Enquanto isso, países como o Equador e o Peru endureceram os requisitos de entrada para tentar frear a enxurrada de visitantes. Desde este fim de semana o Equador pede o passaporte em vigor a qualquer venezuelano que queira entrar no país. Medida idêntica será adotada pelo Peru a partir do próximo sábado. Até agora, os venezuelanos podiam entrar nos países andinos com a carteira de identidade, dadas as dificuldades de obter um passaporte na Venezuela. Há dois anos esse processo administrativo se torno uma odisseia por causa da falta de materiais e porque a data para a concessão demora vários meses.

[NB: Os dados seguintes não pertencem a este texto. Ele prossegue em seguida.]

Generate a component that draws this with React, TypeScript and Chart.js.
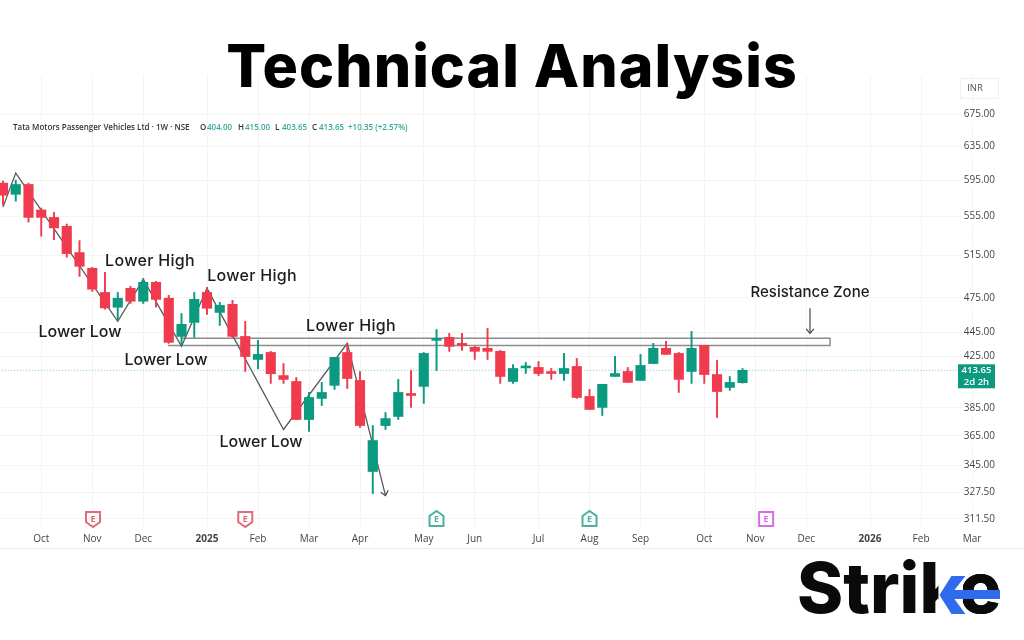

Outros países começaram a exigir vistos de venezuelanos. O Chile pede um certificado de antecedentes criminais que tem de ser emitido pelo Ministério do Interior e Justiça da Venezuela, além da exigência de que o passaporte não expire nos 18 meses seguintes à entrada. Além disso, o consulado venezuelano no Chile começou a solicitar o pagamento de 50 dólares (195 reais) para a certificação de certidões criminais, uma quantia exorbitante para a maioria dos refugiados.
Êxodo nicaraguense
A tensão também aumentou entre a Costa Rica e a Nicarágua. Desde o início da crise em Manágua —uma onda de protestos contra um projeto de reforma da Previdência Social— mais de 23.000 pedidos de asilo foram recebidos na Costa Rica, embora muitos correspondam a imigrantes que chegaram antes desse êxodo, quando a colônia nicaraguense representava 10% da população do país, de 3,8 milhões de habitantes. Segundo a agência da ONU para refugiados (ACNUR), é uma demanda válida em ambos os casos, o dos recém-chegados e o dos estabelecidos anteriormente, porque agora estes últimos teriam dificuldade em retornar ao seu país.
Para acomodar os recém-chegados foram instalados dois abrigos que praticamente não são utilizados, já que a maioria fica nas casas de parentes ou conhecidos, graças à existência de redes de imigrantes nicaraguenses grandes e bem organizadas que fornecem apoio nos primeiros momentos.
O progressivo aumento do número de chegadas provocou entre os costarriquenhos uma rejeição muito clara nas redes sociais e nas abordagens de alguns meios de comunicação. Estes sinais de xenofobia atingiram o clímax numa passeata realizada no sábado no centro de San José, a capital. Estimulados pela frustração resultante da deterioração das condições de vida e dos serviços públicos, bem como a crescente insegurança, centenas de costarriquenhos participaram de uma manifestação xenófoba contra imigrantes nicaraguenses convocadas pelas redes sociais, em que foram registrados ataques a estrangeiros. A polícia efetuou 44 prisões e a apreensão de facas e bombas caseiras, mas ainda não identificou os organizadores. A multidão se dirigiu a um parque onde, aos gritos de "fora, nicas" e "assaltantes" investiu contra nicaraguenses. Entre os detidos há alguns com antecedentes criminais e membros de grupos radicais e de torcidas truculentas de futebol. A demonstração violenta e sem precedentes causou alarme na Costa Rica, que historicamente tem dado assistência a pessoas que fogem de seus países.
Notícias falsas aumentam o ódio ao imigrante
Um surto de notícias falsas precedeu a maior manifestação xenófoba na Costa Rica contra imigrantes da vizinha Nicarágua. Perfis anônimos em redes sociais ou de usuários privados espalhados durante a última semana deturpavam informações sobre supostos privilégios concedidos a imigrantes nicaraguenses no país. Também acusavam os recém-chegados de terem queimados uma bandeira da Costa Rica nos últimos dias, com base em fotografias que na verdade correspondem a cidadãos costarriquenhos em um show de música punk em 2016. Algumas dessas falsas notícias foram desmentidas pelas autoridades e por uma seção do jornal local La Nación que identifica notícias adulteradas, intitulada "#NoComaCuento" (não caia no conto). Jornalistas encarregados dessa seção detectaram as mentiras em pelo menos seis informações. Algumas delas se referiam ao suposto favoritismo na concessão de ajuda social por parte de instituições governamentais, o que causa indignação em um segmento de costarriquenhos que também demanda assistência habitacional ou bolsas de estudo. Outras informações aludiam a uma liberação em massa de criminosos na Nicarágua para que viajassem para a Costa Rica, também negada pelo governo local. Políticos e jornalistas em mídias sociais espalham o rumor sobre a suposta chegada de nicaraguenses ligados ao governo em Manágua para perseguir na Costa Rica seus adversários ou praticar atos que exacerbem a xenofobia e desviem em alguma medida a discussão política na Nicarágua. Também não há indício algum disso, declarou o próprio presidente Carlos Alvarado, que pediu prudência na divulgação de informações.